Image source: The Guardian

With a little help from Pentagon funds, Darpa, the Defense Advanced Research Agency, has been developing devices that will be able to self-destruct on command.

In order to render themselves inactive, and effectively transform into thin strands of mush, devices begin to biodegrade when exposed to water. And thus, biological fluids and other liquids.

Such transient electronics would prove useful in multiple applications, including use for medicinal and military purposes. In healthcare facilities, devices could be placed within post-operative wounds to monitor for signs of infections, dissolving into the patient’s bodily fluids over time.
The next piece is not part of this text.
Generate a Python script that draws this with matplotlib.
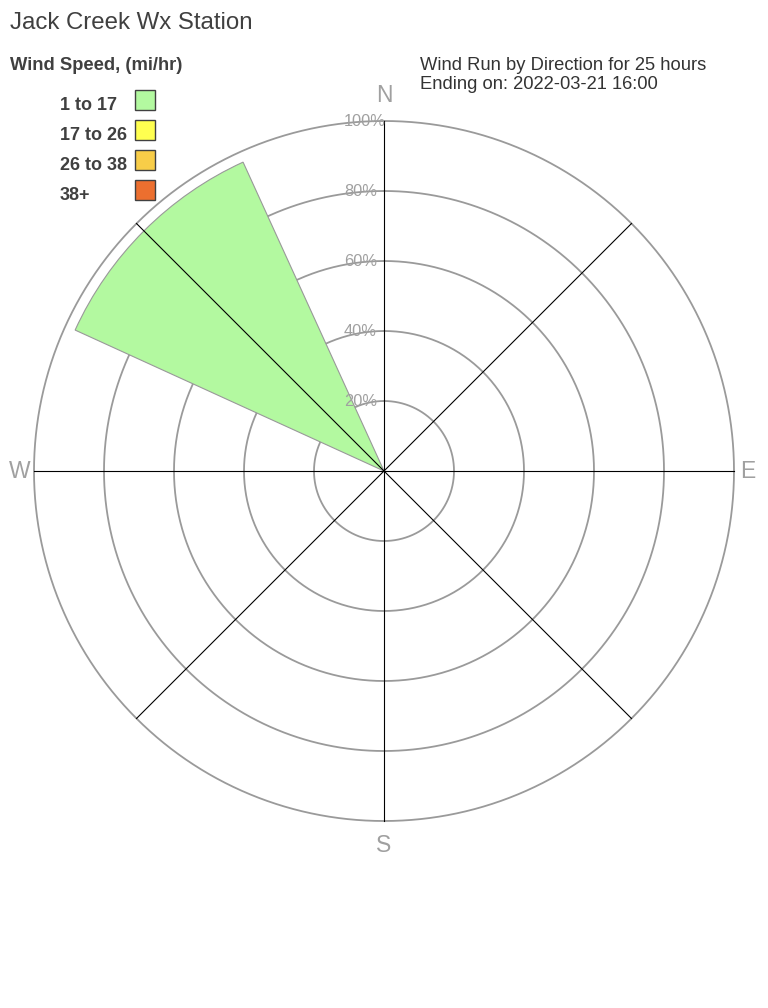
import numpy as np
import matplotlib
matplotlib.use("Agg")
import matplotlib.pyplot as plt

plt.rcParams['font.family'] = ['Liberation Sans', 'DejaVu Sans']

# wind rose data: 8 sectors, percent of wind run per speed class
directions = ["N", "NE", "E", "SE", "S", "SW", "W", "NW"]
dir_angles = [0, 45, 90, 135, 180, 225, 270, 315]
speed_classes = ["1 to 17", "17 to 26", "26 to 38", "38+"]
speed_colors = ["#b3f9a0", "#ffff50", "#f8cd48", "#ec6f2f"]
pct_1_17 = [0, 0, 0, 0, 0, 0, 0, 97]
pct_17_26 = [0, 0, 0, 0, 0, 0, 0, 0]
pct_26_38 = [0, 0, 0, 0, 0, 0, 0, 0]
pct_38p = [0, 0, 0, 0, 0, 0, 0, 0]
ring_ticks = [20, 40, 60, 80, 100]
compass = ["N", "E", "S", "W"]

W, H = 768, 1008
fig = plt.figure(figsize=(W / 100, H / 100), dpi=100)
fig.patch.set_facecolor("white")

cx, cy, R = 384, 471, 350
ax = fig.add_axes([(cx - R) / W, (H - cy - R) / H, 2 * R / W, 2 * R / H],
                  projection="polar")
ax.set_theta_zero_location("N")
ax.set_theta_direction(-1)
ax.set_ylim(0, 100)
ax.set_axis_off()

# rings
th = np.linspace(0, 2 * np.pi, 721)
for r in ring_ticks:
    ax.plot(th, np.full_like(th, r), color="#9a9a9a", lw=1.3, zorder=1,
            clip_on=False)

# stacked wedges
theta = np.deg2rad(dir_angles)
width = np.deg2rad(45) * 0.91
bottom = np.zeros(len(directions))
for vals, col in zip([pct_1_17, pct_17_26, pct_26_38, pct_38p], speed_colors):
    vals = np.array(vals, dtype=float)
    mask = vals > 0
    if mask.any():
        ax.bar(theta[mask], vals[mask], width=width, bottom=bottom[mask],
               color=col, edgecolor="#999999", linewidth=0.8, zorder=2)
    bottom += vals

# spokes
for a in dir_angles:
    ax.plot([np.deg2rad(a)] * 2, [0, 100], color="black", lw=0.8, zorder=3,
            clip_on=False)

# ring labels
for r in ring_ticks:
    ax.annotate(f"{r}%", xy=(0, r), xytext=(-40, 0), textcoords="offset pixels",
                ha="left", va="center", fontsize=11.8, color="#a0a0a0", zorder=4,
                annotation_clip=False)

# compass labels, pushed outside the outer ring
comp_ang = {"N": 0, "E": 90, "S": 180, "W": 270}
comp_off = {"N": (0, 25), "E": (14, 0), "S": (0, -25), "W": (-14, 0)}
for c in compass:
    ax.annotate(c, xy=(np.deg2rad(comp_ang[c]), 100),
                xytext=comp_off[c], textcoords="offset pixels",
                ha="center", va="center", fontsize=16.5, color="#a0a0a0",
                annotation_clip=False)


def ftext(x, y, s, **kw):
    fig.text(x / W, 1 - y / H, s, **kw)


ftext(10, 29, "Jack Creek Wx Station", fontsize=17.3, color="#404040", va="baseline")
ftext(10, 70, "Wind Speed, (mi/hr)", fontsize=13.2, fontweight="bold",
      color="#404040", va="baseline")
ftext(420, 70, "Wind Run by Direction for 25 hours", fontsize=13.2,
      color="#333333", va="baseline")
ftext(420, 89, "Ending on: 2022-03-21 16:00", fontsize=13.2,
      color="#333333", va="baseline")

for i, (lab, col) in enumerate(zip(speed_classes, speed_colors)):
    y0 = 90 + 30 * i
    ftext(60, y0 + 20, lab, fontsize=13, fontweight="bold", color="#404040",
          va="baseline")
    fig.patches.append(plt.Rectangle((135 / W, 1 - (y0 + 20) / H), 20 / W, 20 / H,
                                     transform=fig.transFigure, facecolor=col,
                                     edgecolor="#404040", linewidth=1.0))

fig.savefig("out.png", dpi=100)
During military missions, the technology could be deployed to observe conditions beyond enemy lines; only to dissipate before any possible detection.

Currently, researchers are still perfecting the ability of devices to self-destruct within a set span of time. Another main concern is how devices will destruct after use without direct contact with water or in an area that isn’t exposed to high levels of moisture. Let alone to do so on demand without these critical conditions.

Perhaps this could be solved by encasing devices in hydro-spheres, wherein upon the command to self-destruct the device would puncture the liquid-encased capsule and thereby release the water needed to enable its demise. Furthermore, wireless transmission isn’t always so effective when inserted deep into the body, detracting from its appeal in medical applications. But, biomedical innovations take time, a lot of it, it turns out. And devices in particular may take an upward of 10 years to perfect.

As such, you may not encounter this technology yourself anytime soon. In the meantime, the devices have piqued the military’s curiosity. This is no small feat, as military testing is often crucial to the success of new technology. In large part due to their expendable budget and demand for technological innovation.